Required task: Take the lines from the head of the listing through the one bearing "const yTitle = '分娩（予定）頭数　';" and copy them exactly, leaving every picture out.

Available data:
-*-*-

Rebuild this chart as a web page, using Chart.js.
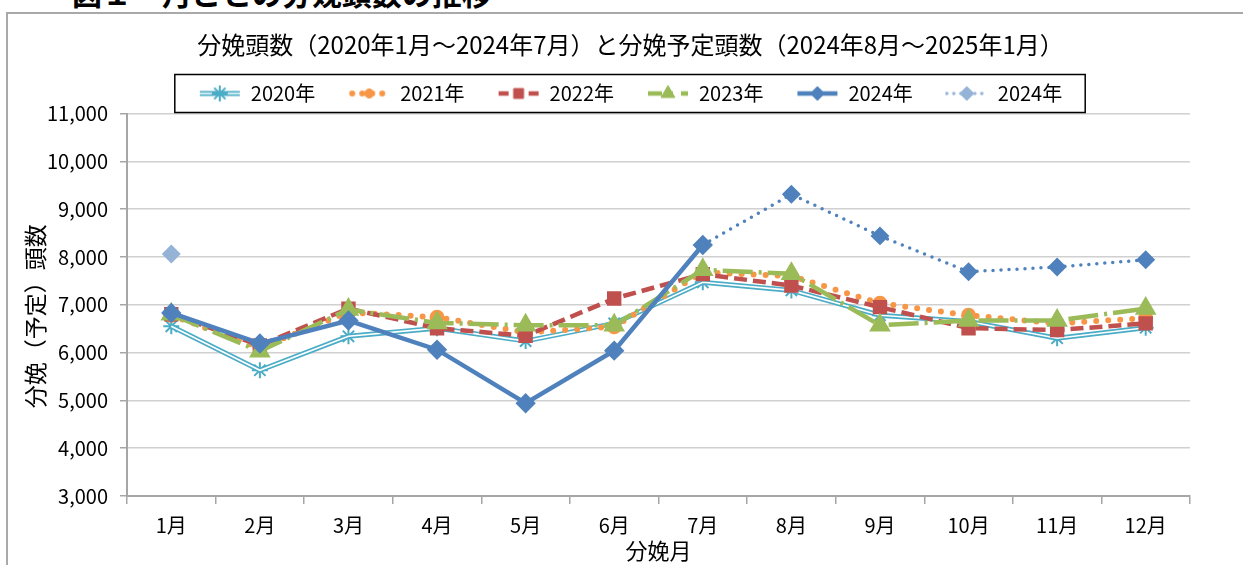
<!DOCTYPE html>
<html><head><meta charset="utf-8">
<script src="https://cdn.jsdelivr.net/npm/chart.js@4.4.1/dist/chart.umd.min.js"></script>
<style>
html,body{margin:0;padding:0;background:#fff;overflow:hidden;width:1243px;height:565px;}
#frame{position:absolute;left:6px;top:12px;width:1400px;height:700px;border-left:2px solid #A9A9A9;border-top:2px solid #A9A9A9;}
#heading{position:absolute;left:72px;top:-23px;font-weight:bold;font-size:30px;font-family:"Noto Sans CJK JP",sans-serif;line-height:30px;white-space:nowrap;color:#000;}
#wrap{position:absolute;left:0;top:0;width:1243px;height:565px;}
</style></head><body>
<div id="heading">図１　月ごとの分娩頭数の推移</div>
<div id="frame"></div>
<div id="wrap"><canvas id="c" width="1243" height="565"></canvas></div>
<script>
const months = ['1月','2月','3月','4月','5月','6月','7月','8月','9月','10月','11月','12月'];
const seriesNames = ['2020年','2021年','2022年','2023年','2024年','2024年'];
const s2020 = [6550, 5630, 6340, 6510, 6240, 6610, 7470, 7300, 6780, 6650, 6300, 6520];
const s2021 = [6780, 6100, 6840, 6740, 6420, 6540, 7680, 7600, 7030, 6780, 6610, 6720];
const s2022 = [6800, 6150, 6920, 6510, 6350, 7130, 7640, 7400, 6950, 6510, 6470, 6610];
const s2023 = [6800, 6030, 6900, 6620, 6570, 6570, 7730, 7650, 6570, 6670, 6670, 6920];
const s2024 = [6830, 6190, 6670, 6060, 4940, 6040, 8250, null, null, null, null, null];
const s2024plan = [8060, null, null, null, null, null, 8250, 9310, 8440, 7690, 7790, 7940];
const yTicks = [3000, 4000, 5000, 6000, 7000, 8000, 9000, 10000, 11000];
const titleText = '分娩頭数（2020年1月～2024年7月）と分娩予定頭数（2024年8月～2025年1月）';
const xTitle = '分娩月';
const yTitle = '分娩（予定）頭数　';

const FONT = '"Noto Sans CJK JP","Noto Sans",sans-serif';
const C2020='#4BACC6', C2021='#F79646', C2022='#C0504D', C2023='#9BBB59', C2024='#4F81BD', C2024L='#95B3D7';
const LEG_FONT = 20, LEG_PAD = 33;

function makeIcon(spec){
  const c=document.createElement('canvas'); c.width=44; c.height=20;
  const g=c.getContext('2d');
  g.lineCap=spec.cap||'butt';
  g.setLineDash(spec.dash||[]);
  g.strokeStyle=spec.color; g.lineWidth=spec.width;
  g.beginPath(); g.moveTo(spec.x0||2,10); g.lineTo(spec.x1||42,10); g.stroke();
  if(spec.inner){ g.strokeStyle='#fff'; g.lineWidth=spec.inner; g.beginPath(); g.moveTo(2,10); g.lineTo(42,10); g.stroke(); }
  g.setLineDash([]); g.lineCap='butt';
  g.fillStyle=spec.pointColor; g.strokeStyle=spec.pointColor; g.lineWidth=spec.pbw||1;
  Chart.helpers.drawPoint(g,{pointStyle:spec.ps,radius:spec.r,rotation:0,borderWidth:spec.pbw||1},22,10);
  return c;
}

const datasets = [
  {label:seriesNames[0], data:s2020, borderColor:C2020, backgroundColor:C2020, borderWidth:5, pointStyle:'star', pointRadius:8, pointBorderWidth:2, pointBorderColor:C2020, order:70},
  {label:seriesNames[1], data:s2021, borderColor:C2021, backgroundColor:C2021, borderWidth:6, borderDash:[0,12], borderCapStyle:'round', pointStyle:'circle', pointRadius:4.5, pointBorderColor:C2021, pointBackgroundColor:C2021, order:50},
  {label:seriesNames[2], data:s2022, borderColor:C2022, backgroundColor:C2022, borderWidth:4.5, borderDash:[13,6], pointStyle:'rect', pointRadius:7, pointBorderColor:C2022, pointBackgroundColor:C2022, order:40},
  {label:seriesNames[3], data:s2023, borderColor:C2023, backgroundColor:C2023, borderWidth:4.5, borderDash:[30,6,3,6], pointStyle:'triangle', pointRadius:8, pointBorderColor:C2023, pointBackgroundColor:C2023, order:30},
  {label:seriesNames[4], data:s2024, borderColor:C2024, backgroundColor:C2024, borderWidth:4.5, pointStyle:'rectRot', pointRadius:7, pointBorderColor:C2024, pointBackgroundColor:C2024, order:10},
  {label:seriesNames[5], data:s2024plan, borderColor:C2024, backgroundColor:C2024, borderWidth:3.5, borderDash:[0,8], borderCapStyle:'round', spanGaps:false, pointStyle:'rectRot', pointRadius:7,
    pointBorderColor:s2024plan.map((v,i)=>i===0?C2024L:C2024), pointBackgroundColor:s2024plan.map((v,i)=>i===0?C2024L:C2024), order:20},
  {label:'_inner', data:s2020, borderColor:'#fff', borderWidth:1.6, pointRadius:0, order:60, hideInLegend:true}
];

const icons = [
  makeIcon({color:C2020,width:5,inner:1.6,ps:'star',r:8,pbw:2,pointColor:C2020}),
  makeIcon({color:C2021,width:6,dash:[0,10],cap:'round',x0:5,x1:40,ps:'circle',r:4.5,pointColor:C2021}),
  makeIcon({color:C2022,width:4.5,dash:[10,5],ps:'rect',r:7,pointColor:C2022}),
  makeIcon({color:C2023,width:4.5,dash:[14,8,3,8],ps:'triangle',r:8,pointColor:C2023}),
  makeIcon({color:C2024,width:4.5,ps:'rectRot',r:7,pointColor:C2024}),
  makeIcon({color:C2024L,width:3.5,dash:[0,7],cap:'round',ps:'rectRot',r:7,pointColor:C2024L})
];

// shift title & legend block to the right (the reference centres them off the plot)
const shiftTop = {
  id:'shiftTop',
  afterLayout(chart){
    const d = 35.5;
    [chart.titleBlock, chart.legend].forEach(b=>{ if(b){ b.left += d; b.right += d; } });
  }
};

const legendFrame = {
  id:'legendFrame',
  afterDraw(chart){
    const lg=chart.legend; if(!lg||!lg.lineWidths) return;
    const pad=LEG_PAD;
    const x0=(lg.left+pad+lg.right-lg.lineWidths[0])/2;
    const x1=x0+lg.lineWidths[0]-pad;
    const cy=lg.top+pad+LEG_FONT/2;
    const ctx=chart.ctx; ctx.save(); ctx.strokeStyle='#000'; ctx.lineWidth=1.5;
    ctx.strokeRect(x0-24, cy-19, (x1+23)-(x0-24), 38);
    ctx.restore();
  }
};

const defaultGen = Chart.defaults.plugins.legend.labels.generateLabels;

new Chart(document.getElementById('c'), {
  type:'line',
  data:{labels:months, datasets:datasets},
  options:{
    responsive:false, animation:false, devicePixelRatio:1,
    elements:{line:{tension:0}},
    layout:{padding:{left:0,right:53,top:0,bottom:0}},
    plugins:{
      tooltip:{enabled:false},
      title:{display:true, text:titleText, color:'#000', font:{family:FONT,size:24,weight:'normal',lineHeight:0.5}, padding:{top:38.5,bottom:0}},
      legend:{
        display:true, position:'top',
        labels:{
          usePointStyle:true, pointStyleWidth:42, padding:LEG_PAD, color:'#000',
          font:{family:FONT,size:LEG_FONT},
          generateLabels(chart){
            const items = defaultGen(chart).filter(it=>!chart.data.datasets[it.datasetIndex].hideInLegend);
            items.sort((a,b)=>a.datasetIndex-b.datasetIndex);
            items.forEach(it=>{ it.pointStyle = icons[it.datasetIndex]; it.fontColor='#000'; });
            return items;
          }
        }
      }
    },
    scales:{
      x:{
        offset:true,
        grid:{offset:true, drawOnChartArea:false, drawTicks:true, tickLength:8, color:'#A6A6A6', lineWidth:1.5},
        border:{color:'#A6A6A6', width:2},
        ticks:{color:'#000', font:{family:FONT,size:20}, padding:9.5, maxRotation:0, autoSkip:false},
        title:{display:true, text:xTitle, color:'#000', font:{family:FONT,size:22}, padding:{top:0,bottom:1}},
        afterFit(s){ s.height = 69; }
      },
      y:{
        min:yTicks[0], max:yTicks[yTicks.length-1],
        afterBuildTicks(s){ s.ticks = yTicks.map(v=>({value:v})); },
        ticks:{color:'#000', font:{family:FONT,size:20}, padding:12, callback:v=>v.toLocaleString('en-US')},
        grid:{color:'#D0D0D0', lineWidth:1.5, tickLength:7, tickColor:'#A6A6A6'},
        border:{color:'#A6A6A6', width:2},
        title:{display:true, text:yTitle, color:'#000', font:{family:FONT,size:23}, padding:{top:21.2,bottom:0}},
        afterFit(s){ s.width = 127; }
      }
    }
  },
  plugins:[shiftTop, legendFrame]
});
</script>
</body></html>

-*-*-

Task output:
Rebuild this chart as a web page, using Chart.js.
<!DOCTYPE html>
<html><head><meta charset="utf-8">
<script src="https://cdn.jsdelivr.net/npm/chart.js@4.4.1/dist/chart.umd.min.js"></script>
<style>
html,body{margin:0;padding:0;background:#fff;overflow:hidden;width:1243px;height:565px;}
#frame{position:absolute;left:6px;top:12px;width:1400px;height:700px;border-left:2px solid #A9A9A9;border-top:2px solid #A9A9A9;}
#heading{position:absolute;left:72px;top:-23px;font-weight:bold;font-size:30px;font-family:"Noto Sans CJK JP",sans-serif;line-height:30px;white-space:nowrap;color:#000;}
#wrap{position:absolute;left:0;top:0;width:1243px;height:565px;}
</style></head><body>
<div id="heading">図１　月ごとの分娩頭数の推移</div>
<div id="frame"></div>
<div id="wrap"><canvas id="c" width="1243" height="565"></canvas></div>
<script>
const months = ['1月','2月','3月','4月','5月','6月','7月','8月','9月','10月','11月','12月'];
const seriesNames = ['2020年','2021年','2022年','2023年','2024年','2024年'];
const s2020 = [6550, 5630, 6340, 6510, 6240, 6610, 7470, 7300, 6780, 6650, 6300, 6520];
const s2021 = [6780, 6100, 6840, 6740, 6420, 6540, 7680, 7600, 7030, 6780, 6610, 6720];
const s2022 = [6800, 6150, 6920, 6510, 6350, 7130, 7640, 7400, 6950, 6510, 6470, 6610];
const s2023 = [6800, 6030, 6900, 6620, 6570, 6570, 7730, 7650, 6570, 6670, 6670, 6920];
const s2024 = [6830, 6190, 6670, 6060, 4940, 6040, 8250, null, null, null, null, null];
const s2024plan = [8060, null, null, null, null, null, 8250, 9310, 8440, 7690, 7790, 7940];
const yTicks = [3000, 4000, 5000, 6000, 7000, 8000, 9000, 10000, 11000];
const titleText = '分娩頭数（2020年1月～2024年7月）と分娩予定頭数（2024年8月～2025年1月）';
const xTitle = '分娩月';
const yTitle = '分娩（予定）頭数　';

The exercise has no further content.